**STATED EXERCISE:**
Lines holding the string "LaTeX" are the ones to copy from this listing.

**MATERIAL PROVIDED:**
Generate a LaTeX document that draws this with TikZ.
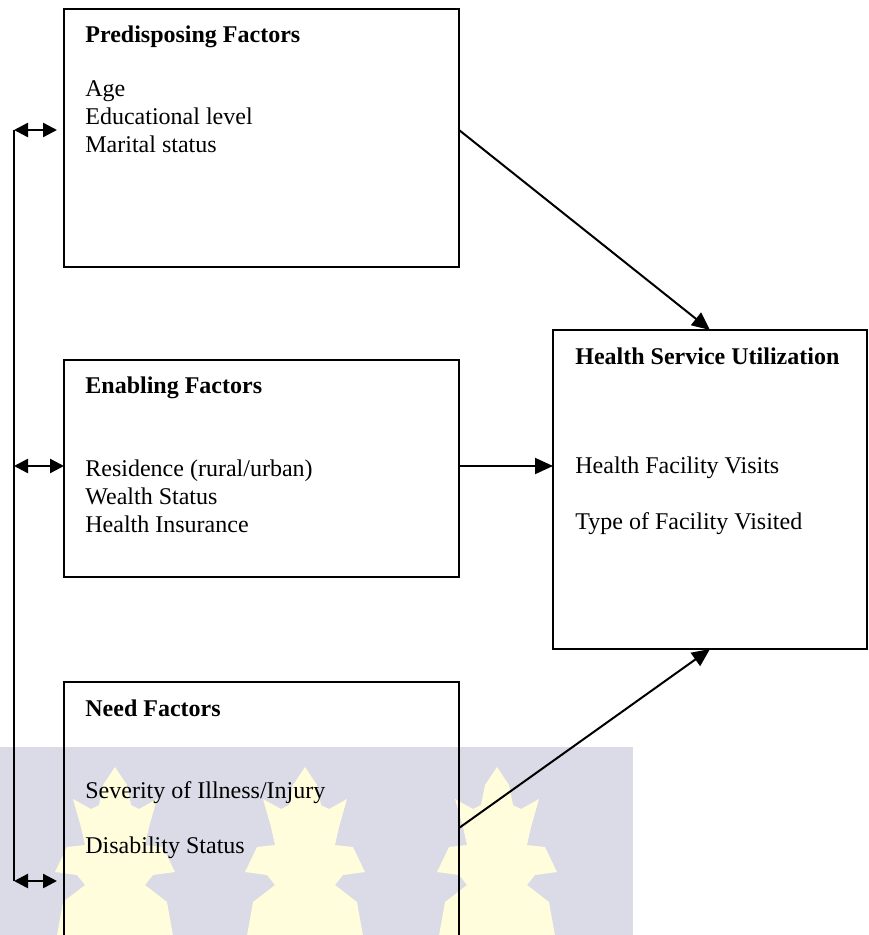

...

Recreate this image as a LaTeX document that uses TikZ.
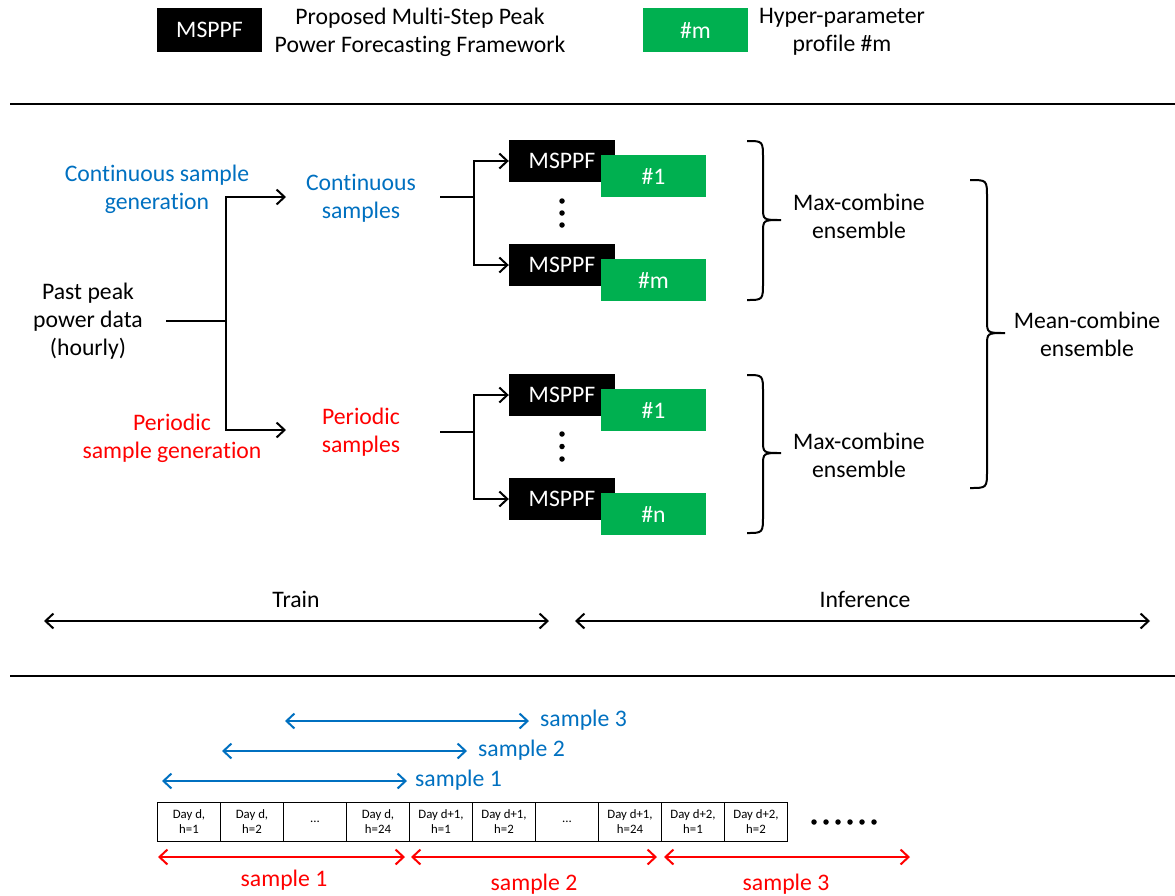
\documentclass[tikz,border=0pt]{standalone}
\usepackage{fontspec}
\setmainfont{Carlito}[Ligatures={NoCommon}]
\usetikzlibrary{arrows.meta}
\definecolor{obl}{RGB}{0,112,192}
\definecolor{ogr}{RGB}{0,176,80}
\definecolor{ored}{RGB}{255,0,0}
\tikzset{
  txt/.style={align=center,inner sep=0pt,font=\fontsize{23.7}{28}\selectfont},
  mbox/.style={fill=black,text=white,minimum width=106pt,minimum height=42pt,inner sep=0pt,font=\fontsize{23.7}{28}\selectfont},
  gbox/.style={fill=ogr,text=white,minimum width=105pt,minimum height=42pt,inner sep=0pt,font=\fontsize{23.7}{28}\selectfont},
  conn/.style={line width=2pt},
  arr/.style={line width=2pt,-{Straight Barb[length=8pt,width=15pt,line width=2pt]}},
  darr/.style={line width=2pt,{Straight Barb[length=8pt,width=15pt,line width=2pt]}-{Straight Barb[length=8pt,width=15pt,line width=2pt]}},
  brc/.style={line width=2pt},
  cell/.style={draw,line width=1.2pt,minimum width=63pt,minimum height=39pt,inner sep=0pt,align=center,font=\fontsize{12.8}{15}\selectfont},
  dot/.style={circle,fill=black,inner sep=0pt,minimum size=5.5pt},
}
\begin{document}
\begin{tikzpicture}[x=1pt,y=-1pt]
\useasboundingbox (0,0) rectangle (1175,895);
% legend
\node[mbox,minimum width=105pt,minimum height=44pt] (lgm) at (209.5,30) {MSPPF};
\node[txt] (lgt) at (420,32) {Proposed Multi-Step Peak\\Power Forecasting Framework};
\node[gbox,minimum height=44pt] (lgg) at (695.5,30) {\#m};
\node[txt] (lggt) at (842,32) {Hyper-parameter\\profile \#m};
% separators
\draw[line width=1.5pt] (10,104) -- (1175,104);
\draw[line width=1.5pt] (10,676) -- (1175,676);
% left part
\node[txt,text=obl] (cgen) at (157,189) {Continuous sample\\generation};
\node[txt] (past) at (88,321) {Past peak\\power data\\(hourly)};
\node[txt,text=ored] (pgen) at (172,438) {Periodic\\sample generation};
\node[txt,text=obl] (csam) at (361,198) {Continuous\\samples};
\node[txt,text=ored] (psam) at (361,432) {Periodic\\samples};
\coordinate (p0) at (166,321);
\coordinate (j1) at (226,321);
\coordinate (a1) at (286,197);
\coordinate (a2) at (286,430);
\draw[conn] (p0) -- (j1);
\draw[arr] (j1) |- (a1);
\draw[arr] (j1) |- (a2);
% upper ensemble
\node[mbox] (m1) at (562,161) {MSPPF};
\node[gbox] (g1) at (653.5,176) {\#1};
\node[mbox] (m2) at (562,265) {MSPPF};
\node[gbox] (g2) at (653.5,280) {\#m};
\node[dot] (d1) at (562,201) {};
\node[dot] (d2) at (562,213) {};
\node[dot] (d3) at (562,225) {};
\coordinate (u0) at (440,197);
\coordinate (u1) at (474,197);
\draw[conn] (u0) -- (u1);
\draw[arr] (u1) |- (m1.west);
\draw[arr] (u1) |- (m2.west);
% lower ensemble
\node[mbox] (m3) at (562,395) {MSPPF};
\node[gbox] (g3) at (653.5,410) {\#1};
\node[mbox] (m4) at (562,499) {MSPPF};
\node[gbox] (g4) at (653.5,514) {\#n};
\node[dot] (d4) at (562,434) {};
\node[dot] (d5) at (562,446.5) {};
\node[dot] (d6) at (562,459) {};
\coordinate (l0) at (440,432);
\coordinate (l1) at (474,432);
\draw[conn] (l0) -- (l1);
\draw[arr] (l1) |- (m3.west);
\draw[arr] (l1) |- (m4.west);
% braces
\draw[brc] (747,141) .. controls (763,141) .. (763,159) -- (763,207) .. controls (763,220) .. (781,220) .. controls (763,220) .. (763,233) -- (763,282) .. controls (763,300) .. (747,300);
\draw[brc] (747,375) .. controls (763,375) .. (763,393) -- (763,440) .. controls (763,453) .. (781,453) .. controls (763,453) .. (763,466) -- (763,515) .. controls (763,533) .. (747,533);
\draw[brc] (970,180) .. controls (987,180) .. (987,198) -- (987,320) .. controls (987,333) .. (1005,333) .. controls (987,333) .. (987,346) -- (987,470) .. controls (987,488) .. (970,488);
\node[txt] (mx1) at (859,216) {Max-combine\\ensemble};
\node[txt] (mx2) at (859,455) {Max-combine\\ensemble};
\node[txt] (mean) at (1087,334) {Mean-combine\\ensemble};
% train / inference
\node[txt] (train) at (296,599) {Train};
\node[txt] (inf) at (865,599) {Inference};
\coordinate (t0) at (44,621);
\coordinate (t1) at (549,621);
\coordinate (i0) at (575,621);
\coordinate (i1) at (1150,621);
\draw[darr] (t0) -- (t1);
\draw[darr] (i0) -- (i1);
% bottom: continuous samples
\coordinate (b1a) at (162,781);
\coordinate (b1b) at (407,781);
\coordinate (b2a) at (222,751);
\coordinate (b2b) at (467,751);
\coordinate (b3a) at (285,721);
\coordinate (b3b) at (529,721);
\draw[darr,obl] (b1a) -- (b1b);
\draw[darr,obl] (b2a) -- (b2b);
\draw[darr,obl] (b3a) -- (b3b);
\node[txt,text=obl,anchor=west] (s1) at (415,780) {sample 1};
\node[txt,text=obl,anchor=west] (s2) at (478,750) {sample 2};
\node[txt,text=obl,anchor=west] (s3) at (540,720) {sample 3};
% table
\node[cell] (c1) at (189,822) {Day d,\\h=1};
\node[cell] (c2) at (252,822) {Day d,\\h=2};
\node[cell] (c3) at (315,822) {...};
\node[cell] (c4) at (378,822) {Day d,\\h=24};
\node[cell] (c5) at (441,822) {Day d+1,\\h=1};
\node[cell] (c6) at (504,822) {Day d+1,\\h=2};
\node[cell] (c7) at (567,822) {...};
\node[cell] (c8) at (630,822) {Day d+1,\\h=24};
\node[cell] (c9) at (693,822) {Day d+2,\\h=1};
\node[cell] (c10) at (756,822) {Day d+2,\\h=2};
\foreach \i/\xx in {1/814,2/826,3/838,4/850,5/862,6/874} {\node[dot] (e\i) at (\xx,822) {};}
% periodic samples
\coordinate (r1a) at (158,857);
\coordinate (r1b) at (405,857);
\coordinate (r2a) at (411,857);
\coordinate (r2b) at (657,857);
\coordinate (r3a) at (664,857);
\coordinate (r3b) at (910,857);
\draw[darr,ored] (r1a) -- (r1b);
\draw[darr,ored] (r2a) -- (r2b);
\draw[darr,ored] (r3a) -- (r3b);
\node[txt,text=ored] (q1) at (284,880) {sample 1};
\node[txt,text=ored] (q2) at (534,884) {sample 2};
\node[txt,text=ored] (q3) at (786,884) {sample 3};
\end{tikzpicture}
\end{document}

---

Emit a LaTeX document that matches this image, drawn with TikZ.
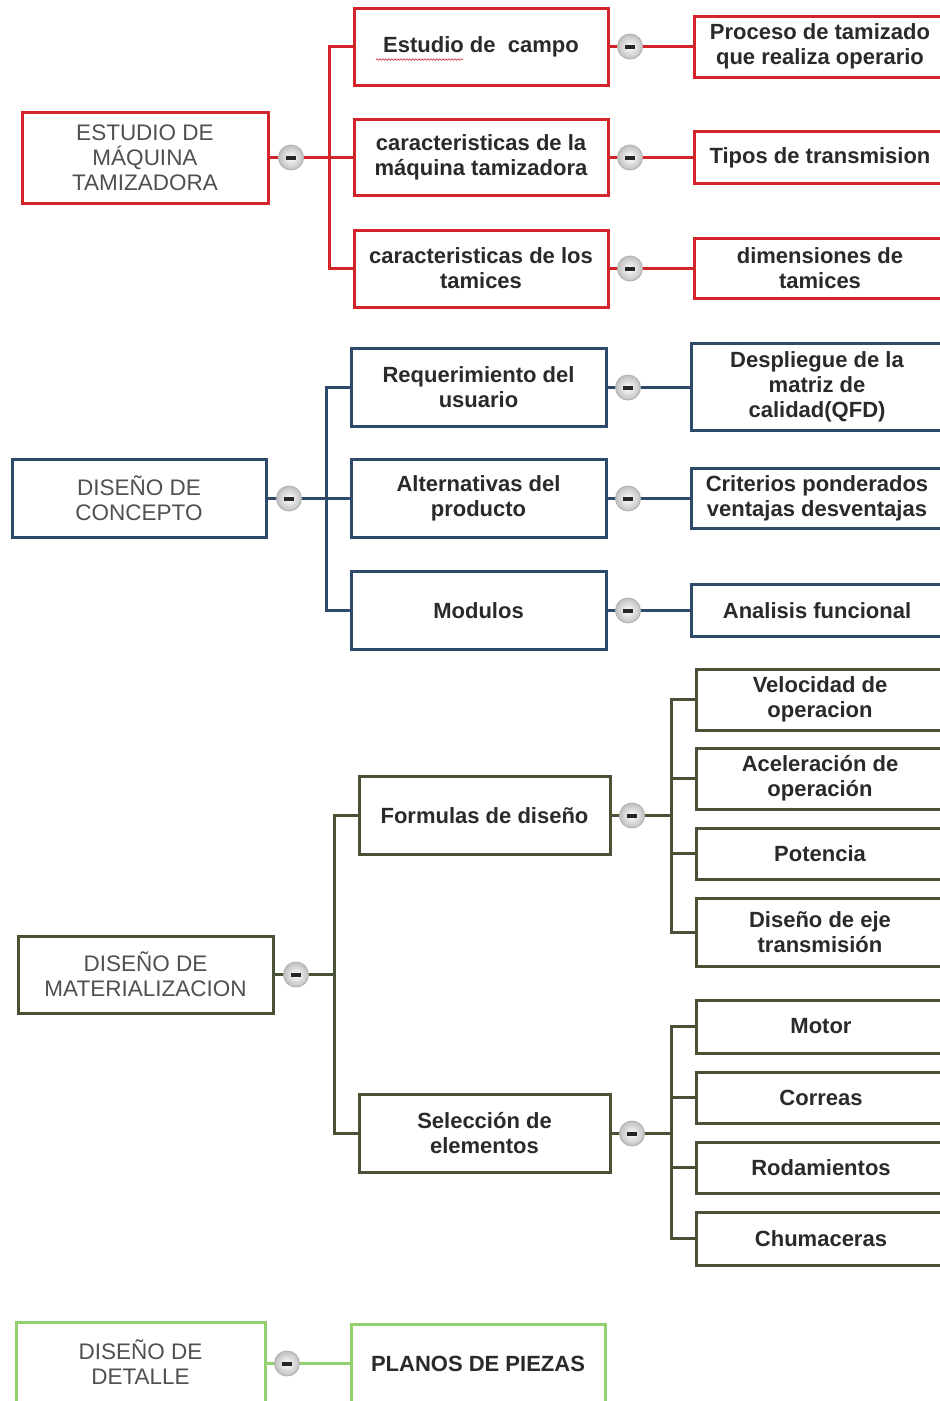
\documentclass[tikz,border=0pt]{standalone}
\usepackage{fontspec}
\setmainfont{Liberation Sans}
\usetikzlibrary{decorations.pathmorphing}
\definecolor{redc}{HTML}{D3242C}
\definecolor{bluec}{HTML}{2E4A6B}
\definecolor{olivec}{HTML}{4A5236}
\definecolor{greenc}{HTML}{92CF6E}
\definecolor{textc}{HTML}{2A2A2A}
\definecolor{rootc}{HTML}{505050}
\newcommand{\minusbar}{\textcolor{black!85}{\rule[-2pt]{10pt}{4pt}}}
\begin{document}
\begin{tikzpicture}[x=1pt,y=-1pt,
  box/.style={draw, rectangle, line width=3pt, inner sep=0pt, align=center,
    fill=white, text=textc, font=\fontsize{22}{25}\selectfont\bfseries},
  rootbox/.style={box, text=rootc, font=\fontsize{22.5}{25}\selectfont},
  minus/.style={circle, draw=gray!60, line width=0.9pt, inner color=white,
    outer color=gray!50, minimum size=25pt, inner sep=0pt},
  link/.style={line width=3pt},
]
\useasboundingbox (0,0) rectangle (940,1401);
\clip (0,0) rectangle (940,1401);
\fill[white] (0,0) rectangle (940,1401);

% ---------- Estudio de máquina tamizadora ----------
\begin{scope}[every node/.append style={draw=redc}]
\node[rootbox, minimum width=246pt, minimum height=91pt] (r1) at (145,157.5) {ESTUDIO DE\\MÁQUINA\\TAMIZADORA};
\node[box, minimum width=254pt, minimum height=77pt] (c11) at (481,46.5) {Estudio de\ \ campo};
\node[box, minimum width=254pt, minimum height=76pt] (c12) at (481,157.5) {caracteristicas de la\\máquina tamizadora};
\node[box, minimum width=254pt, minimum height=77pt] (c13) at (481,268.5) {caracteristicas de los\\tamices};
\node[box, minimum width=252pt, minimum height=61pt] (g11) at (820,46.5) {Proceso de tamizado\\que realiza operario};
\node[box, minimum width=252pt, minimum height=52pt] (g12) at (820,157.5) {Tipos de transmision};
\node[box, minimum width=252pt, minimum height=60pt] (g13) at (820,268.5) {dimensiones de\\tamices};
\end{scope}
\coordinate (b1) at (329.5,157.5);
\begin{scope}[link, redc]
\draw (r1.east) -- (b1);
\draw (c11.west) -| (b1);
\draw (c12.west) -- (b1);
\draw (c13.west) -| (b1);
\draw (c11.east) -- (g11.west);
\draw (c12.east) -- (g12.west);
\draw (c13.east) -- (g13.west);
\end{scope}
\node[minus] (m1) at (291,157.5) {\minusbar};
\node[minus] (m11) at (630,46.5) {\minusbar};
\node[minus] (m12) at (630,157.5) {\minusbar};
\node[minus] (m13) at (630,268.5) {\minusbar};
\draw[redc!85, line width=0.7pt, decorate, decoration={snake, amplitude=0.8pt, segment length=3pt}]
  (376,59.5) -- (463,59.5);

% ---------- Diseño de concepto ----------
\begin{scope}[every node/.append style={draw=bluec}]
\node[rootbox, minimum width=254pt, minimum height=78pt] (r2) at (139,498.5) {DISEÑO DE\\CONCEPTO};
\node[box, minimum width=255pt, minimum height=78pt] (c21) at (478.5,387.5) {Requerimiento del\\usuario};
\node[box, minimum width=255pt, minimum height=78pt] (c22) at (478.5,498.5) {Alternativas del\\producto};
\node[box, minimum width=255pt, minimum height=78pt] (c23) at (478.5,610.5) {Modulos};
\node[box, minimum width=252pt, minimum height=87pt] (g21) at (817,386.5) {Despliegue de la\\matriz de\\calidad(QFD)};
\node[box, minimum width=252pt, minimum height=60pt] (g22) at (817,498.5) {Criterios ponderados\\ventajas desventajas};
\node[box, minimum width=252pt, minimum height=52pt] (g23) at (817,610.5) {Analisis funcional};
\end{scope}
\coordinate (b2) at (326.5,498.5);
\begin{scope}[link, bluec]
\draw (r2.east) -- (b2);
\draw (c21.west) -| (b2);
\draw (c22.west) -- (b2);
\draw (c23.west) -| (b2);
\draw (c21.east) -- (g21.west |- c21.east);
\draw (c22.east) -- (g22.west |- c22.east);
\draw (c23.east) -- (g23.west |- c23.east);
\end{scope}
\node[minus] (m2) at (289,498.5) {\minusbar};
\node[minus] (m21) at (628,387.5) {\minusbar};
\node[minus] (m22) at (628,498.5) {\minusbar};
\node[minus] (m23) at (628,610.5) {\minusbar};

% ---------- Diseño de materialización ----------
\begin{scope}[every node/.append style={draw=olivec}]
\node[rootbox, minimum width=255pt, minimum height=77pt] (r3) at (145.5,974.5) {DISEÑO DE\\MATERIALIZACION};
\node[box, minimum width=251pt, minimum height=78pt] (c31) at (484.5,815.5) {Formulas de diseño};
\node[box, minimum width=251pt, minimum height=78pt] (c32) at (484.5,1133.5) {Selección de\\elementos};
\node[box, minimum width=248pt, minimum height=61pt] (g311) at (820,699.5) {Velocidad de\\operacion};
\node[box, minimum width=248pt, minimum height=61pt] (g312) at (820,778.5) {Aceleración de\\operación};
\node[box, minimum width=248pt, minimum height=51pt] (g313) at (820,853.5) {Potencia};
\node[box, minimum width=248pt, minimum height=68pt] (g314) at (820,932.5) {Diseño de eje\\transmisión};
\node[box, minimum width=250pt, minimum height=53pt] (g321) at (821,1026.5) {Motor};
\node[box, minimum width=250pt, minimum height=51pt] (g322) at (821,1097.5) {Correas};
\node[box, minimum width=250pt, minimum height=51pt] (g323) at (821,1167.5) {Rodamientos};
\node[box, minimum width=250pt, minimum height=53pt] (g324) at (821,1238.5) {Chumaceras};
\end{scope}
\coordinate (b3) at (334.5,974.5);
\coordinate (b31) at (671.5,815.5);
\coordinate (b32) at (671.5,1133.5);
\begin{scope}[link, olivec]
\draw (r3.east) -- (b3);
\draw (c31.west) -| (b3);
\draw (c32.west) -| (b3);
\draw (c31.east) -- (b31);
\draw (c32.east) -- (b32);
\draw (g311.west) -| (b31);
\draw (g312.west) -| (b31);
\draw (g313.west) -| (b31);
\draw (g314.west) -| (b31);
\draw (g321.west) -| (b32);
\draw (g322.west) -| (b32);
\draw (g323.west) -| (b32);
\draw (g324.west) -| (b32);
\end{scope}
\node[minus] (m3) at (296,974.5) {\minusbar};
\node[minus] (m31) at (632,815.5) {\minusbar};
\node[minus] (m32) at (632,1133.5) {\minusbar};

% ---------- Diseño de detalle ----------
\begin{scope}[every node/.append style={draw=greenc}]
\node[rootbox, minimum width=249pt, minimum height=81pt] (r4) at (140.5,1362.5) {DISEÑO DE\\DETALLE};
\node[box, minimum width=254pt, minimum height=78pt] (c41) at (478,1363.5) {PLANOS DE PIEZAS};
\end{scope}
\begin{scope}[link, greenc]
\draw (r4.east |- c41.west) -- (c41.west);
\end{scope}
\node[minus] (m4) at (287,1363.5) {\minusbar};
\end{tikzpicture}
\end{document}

**EXPECTED ANSWER:**
Generate a LaTeX document that draws this with TikZ.
Recreate this image as a LaTeX document that uses TikZ.
Emit a LaTeX document that matches this image, drawn with TikZ.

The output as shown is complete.